Euthanasia: An Ethical Issue

Summary

The video Euthanasia considers the ethical issue from the point of view of the law, ethics, religion, and philosophy. It does not appear to take a stance, but it portrays euthanasia as a phenomenon that is unlikely to disappear. The film offers a comprehensive overview of various attitudes as well as the objective advantages and disadvantages of the topic and demonstrates cases, opinions (for example, Dignity in Dying), and personal stories (Campbell or Dr. Nitschke) that can serve as illustrations to key points.

Personal Attitude

I believe that every person has the right to decide whether to live or die. They are going to make the choice that is in line with their beliefs (including religious ones) and priorities, which makes their decision the only one that is applicable to them. However, this decision can be made only by the person with full mental capacity. It is extremely unethical, in my opinion, to call the doctors who assist in suicide murderers: it is apparent that they help an ill person to perform an act that he or she wants to but cannot do, which is perfectly moral. As for the problem of the possibility of abusing the right to assist in suicide, I suppose that it can be alleviated through multiple inspections.

Analysis: Various Perspectives

While the Kantian perspective is likely to be used to oppose euthanasia (since killing someone is an immoral deed), there is a nuance.
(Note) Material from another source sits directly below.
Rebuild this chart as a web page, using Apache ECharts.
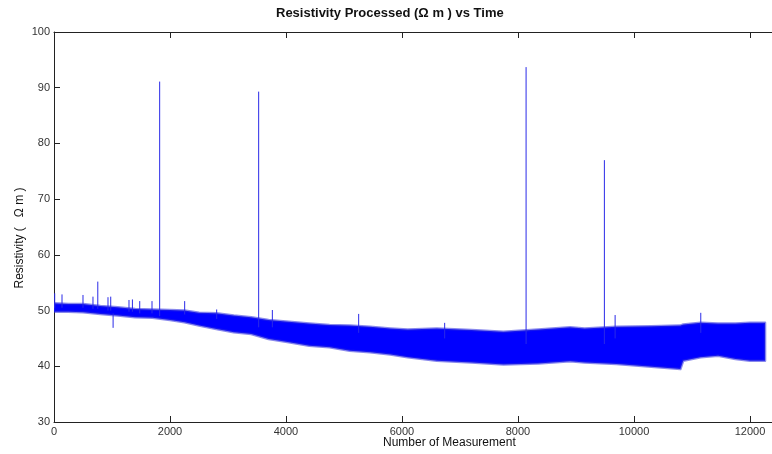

According to Kant, the consequences of an action are less important than its motive. The doctors who agree to perform euthanasia have the best of intentions. Moreover, they do the humane thing and treat their patients as humans with free will and the capability to make decisions. In other words, the Kantian perspective could have explained and defended euthanasia, but this approach presupposes a pre-existing moral code, and the imperative of not killing makes assisted suicide immoral.

The utilitarian perspective explains and supports euthanasia since the latter is directly concerned with the minimization of pain for everyone from the patient to the relatives and doctors who watch the sufferings. It is noteworthy, though, that the utilitarian perspective explains any kind of euthanasia, including that for the patients who cannot (or do not) agree to be euthanized. I would not say that this perspective corresponds to my ideas on the topic.

I think that the social contract perspective could be applied to euthanasia since it explains both the reason for the assistance in suicide (that shows respect towards another person and corresponds to the rule of the freedom of choice) and the need for the laws that would regulate this process. However, the existing rules make euthanasia a controversial issue: while we are free beings and should have the right to end our lives, murder is outlawed, and there is no concept of lawful merciful murder in most countries. However, the countries that have the concept and relevant rules can use this approach to argue for euthanasia.

The applicability of virtue ethics to euthanasia is a questionable issue that depends on whether we consider assisted suicide a positive or negative thing. To sum up, none of the approaches appears to make the problem of euthanasia less controversial while supporting my opinion with the exception of the social contract perspective for the countries with legalized assisted suicide.

Personal Experience

I have seen two slow, painful deaths from cancer. We live longer nowadays; the population grows older and is more likely to develop age-related diseases including cancer. Painful deaths are common and are likely to become more common. The two people I knew wanted to stay alive despite the pain; I cannot imagine either of them asking for euthanasia. However, my experience is limited. Also, I remember what it looked like, and I would not blame anyone for wanting to give it up. I think that euthanasia is a personal decision, but I understand both its proponents and opponents. In any case, it appears that the debate around the issue will be ongoing.